Geography: Asia Pacific · East Asia · South Korea
The Korea Superconducting Tokamak Advanced Research (KSTAR) facility, operated by the Korea Institute of Fusion Energy (KFE), achieved a world record in early 2024 by sustaining plasma at ion temperatures of 100 million degrees Celsius for 48 seconds — seven times hotter than the Sun's core. The previous record was 30 seconds, set by KSTAR itself in 2021. The reactor uses superconducting magnets to confine hydrogen plasma in a donut-shaped vessel, replicating the energy-producing reactions that power stars.
KSTAR's record matters because sustained high-temperature plasma confinement is the central unsolved problem of fusion energy.
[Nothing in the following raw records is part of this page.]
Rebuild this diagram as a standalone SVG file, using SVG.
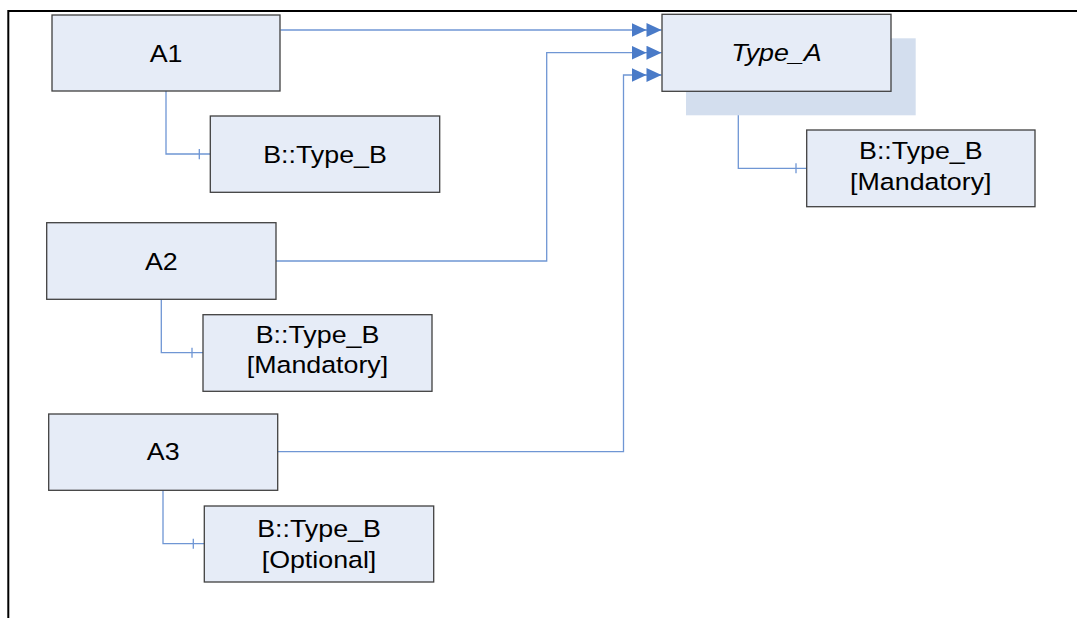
<svg xmlns="http://www.w3.org/2000/svg" width="1077" height="618" viewBox="0 0 1077 618">
<style>
.box{fill:#E6ECF7;stroke:#404040;stroke-width:1.3}
.shadow{fill:#D3DEEE}
.lbl{font-family:"Liberation Sans",Arial,sans-serif;font-size:23.3px;fill:#000;text-anchor:middle}
.it{font-style:italic}
.conn{fill:none;stroke:#6F96D4;stroke-width:1.3}
.frame{fill:none;stroke:#000;stroke-width:2}
</style>
<defs>
<marker id="dbl" markerUnits="userSpaceOnUse" markerWidth="30" markerHeight="14" refX="28" refY="6.5" orient="auto" viewBox="0 0 28 13">
<path d="M0,0 L14,6.5 L0,13 Z M14,0 L28,6.5 L14,13 Z" fill="#4A7BC8"/>
</marker>
</defs>
<rect width="1077" height="618" fill="#fff"/>
<path class="frame" d="M8.3,618 V11 H1077"/>

<g id="connectors">
<path class="conn" d="M280.5,30 H661.5" marker-end="url(#dbl)"/>
<path class="conn" d="M276,261 H546.7 V52.7 H661.5" marker-end="url(#dbl)"/>
<path class="conn" d="M277.7,451.7 H623.5 V75 H661.5" marker-end="url(#dbl)"/>
<path class="conn" d="M166,91 V154 H210.3 M199.3,149 V159.3"/>
<path class="conn" d="M161.3,299.3 V352.7 H203 M192,347.7 V357.7"/>
<path class="conn" d="M163,490.3 V543.7 H204.3 M193.3,538.7 V548.7"/>
<path class="conn" d="M738.3,91.3 V168.3 H806.7 M796,163.3 V173.3"/>
</g>

<g id="A1">
<rect class="box" x="52" y="15" width="228" height="76"/>
<text class="lbl" transform="translate(166,61.7) scale(1.15,1)">A1</text>
</g>
<g id="B1">
<rect class="box" x="210.3" y="116" width="229.4" height="76.3"/>
<text class="lbl" transform="translate(325,163.3) scale(1.15,1)">B::Type_B</text>
</g>
<g id="A2">
<rect class="box" x="46.7" y="222.7" width="229.3" height="76.6"/>
<text class="lbl" transform="translate(161.3,270) scale(1.15,1)">A2</text>
</g>
<g id="B2">
<rect class="box" x="203" y="314.7" width="229" height="76.6"/>
<text class="lbl" transform="translate(317.5,342.7) scale(1.15,1)">B::Type_B</text>
<text class="lbl" transform="translate(317.5,373.3) scale(1.15,1)">[Mandatory]</text>
</g>
<g id="A3">
<rect class="box" x="48.7" y="414" width="229" height="76.3"/>
<text class="lbl" transform="translate(163.2,460) scale(1.15,1)">A3</text>
</g>
<g id="B3">
<rect class="box" x="204.3" y="506" width="229.4" height="76"/>
<text class="lbl" transform="translate(319,536.7) scale(1.15,1)">B::Type_B</text>
<text class="lbl" transform="translate(319,568.3) scale(1.15,1)">[Optional]</text>
</g>
<g id="Type_A">
<rect class="shadow" x="686" y="38.3" width="229.7" height="77"/>
<rect class="box" x="662" y="14.3" width="229" height="77"/>
<text class="lbl it" transform="translate(776.5,60.7) scale(1.15,1)">Type_A</text>
</g>
<g id="B4">
<rect class="box" x="806.7" y="130" width="228.3" height="76.7"/>
<text class="lbl" transform="translate(920.8,159.3) scale(1.15,1)">B::Type_B</text>
<text class="lbl" transform="translate(920.8,189.8) scale(1.15,1)">[Mandatory]</text>
</g>
</svg>
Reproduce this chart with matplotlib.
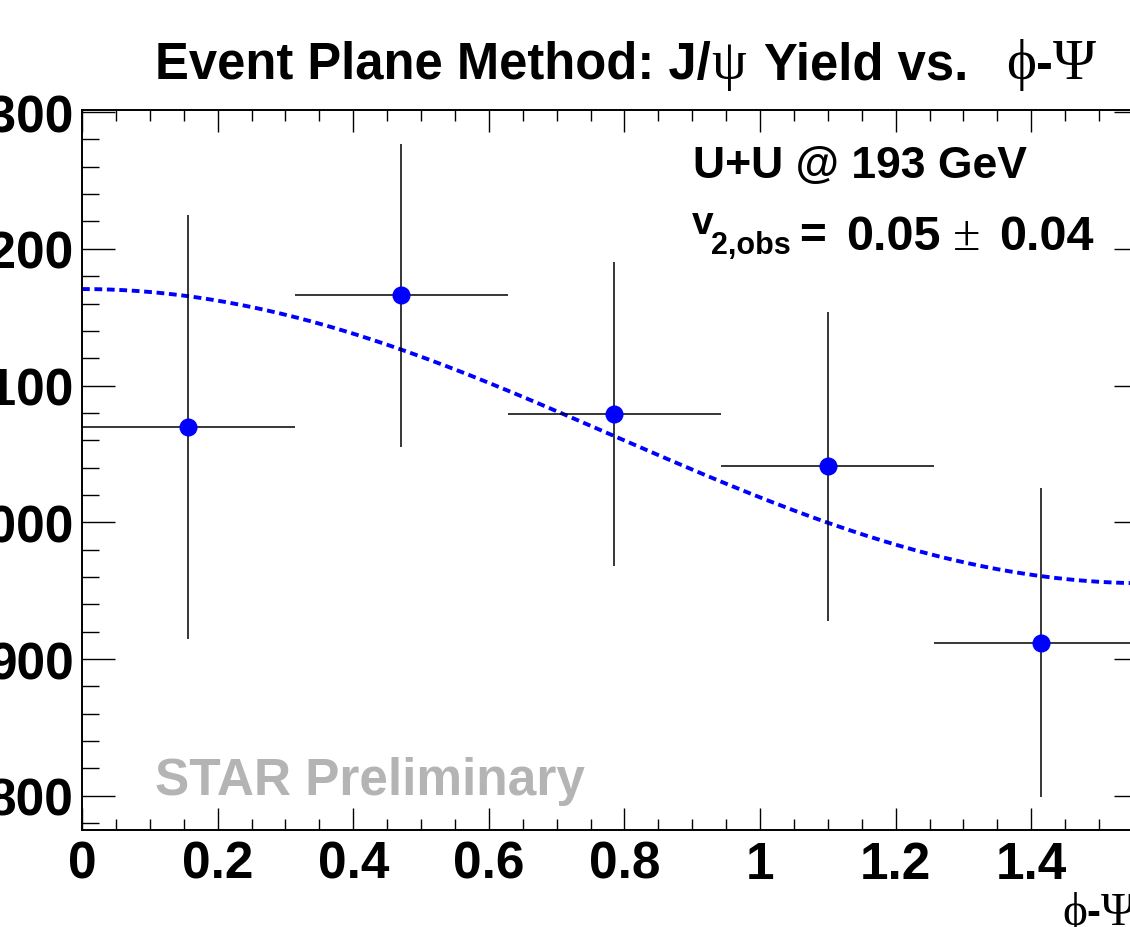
import numpy as np
import matplotlib
matplotlib.use('Agg')
import matplotlib.pyplot as plt
from matplotlib.ticker import MultipleLocator, FuncFormatter

# J/psi yield in bins of phi - Psi (bins of width pi/10)
bin_centers = [0.157, 0.471, 0.785, 1.100, 1.414]
bin_half_width = [0.157, 0.157, 0.157, 0.157, 0.157]
yield_vals = [1070, 1166, 1079, 1041, 912]
yield_errs = [155, 111, 111, 113, 113]

# fit: N * (1 + 2 v2 cos(2(phi-Psi)))
fit_norm = 1063.0
fit_v2 = 0.0506

W, H = 1130, 928
SANS = 'Liberation Sans'
SERIF = ['Liberation Serif', 'DejaVu Serif']

fig = plt.figure(figsize=(W / 100, H / 100), dpi=100)
ax = fig.add_axes([82 / W, 1 - 831 / H, (1147 - 82) / W, (831 - 111) / H])

phi = np.linspace(0, np.pi / 2, 300)
fit = fit_norm * (1 + 2 * fit_v2 * np.cos(2 * phi))
ax.plot(phi, fit, color='#0000ff', lw=2.8, ls=(0, (2.0, 1.2)), zorder=2)

ax.errorbar(bin_centers, yield_vals, xerr=bin_half_width, yerr=yield_errs,
            fmt='o', color='#0000ff', ms=12, mec='#0000ff',
            ecolor='black', elinewidth=1.1, capsize=0, zorder=3)

ax.set_xlim(0, np.pi / 2)
ax.set_ylim(775, 1301.5)

ax.xaxis.set_major_locator(MultipleLocator(0.2))
ax.xaxis.set_minor_locator(MultipleLocator(0.05))
ax.yaxis.set_major_locator(MultipleLocator(100))
ax.yaxis.set_minor_locator(MultipleLocator(20))
ax.xaxis.set_major_formatter(FuncFormatter(lambda v, p: '%g' % round(v, 2)))
ax.yaxis.set_major_formatter(FuncFormatter(lambda v, p: '%d' % v))

ax.tick_params(which='both', direction='in', top=True, right=True, width=1.0)
ax.xaxis.set_tick_params(which='major', length=16, pad=7)
ax.xaxis.set_tick_params(which='minor', length=8)
ax.yaxis.set_tick_params(which='major', length=24, pad=6)
ax.yaxis.set_tick_params(which='minor', length=12)
for lab in ax.get_xticklabels() + ax.get_yticklabels():
    lab.set_fontfamily(SANS)
    lab.set_fontweight('bold')
    lab.set_fontsize(37)
for sp in ax.spines.values():
    sp.set_linewidth(1.4)

renderer = fig.canvas.get_renderer()


def draw_pieces(x0, y0, pieces):
    # pieces: (text, kwargs, gap_after_px, baseline_shift_px)
    x = x0
    for s, kw, gap, dy in pieces:
        t = fig.text(x / W, 1 - (y0 + dy) / H, s, ha='left', va='baseline', **kw)
        x += t.get_window_extent(renderer).width + gap
    return x


def put(x, y, s, **kw):
    fig.text(x / W, 1 - y / H, s, ha='left', va='baseline', **kw)


bold = dict(family=SANS, weight='bold')

draw_pieces(155, 79, [
    ('Event Plane Method: J/', dict(size=36.5, **bold), 0, 0),
    ('\u03c8', dict(size=40, family=SERIF), 18, 0),
    ('Yield vs.', dict(size=36.5, **bold), 38, 0),
    ('\u03d5', dict(size=41, family=SERIF), 0, 0),
    ('-', dict(size=36.5, **bold), 0, 0),
    ('\u03a8', dict(size=42, family=SERIF), 0, 0),
])

put(693, 178, 'U+U @ 193 GeV', size=32, **bold)

put(692, 234, 'v', size=28, **bold)
put(711, 254, '2,obs', size=22, **bold)
put(799, 249, '=', size=33, **bold)
put(846, 250, '0.05', size=35, **bold)
put(953, 250, '\u00b1', size=36, family=SERIF)
put(999, 250, '0.04', size=35, **bold)

put(155, 795, 'STAR Preliminary', size=37, color='#b4b4b4', **bold)

draw_pieces(1062, 925, [
    ('\u03d5', dict(size=34, family=SERIF), 0, 0),
    ('-', dict(size=30, **bold), 0, 0),
    ('\u03a8', dict(size=34, family=SERIF), 0, 0),
])

fig.savefig('out.png', dpi=100)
While other tokamaks (China's EAST, Europe's JET) have achieved higher temperatures or longer durations separately, KSTAR's combination of extreme temperature and duration in a fully superconducting device makes it directly relevant to ITER, the $25B international fusion reactor under construction in France. Korean scientists contribute critical plasma control algorithms and wall materials technology to ITER.
KFE's next target is 300 seconds at 100 million degrees by 2026, which would demonstrate the plasma stability needed for a commercial fusion pilot plant. Korea's fusion program operates on a fraction of the budget of US or European efforts but consistently delivers record-breaking results, reflecting the same 'execute faster, cheaper' ethos that drives Korean manufacturing. The 2024 upgrade installed tungsten divertors replacing carbon ones, enabling longer plasma operations without contamination.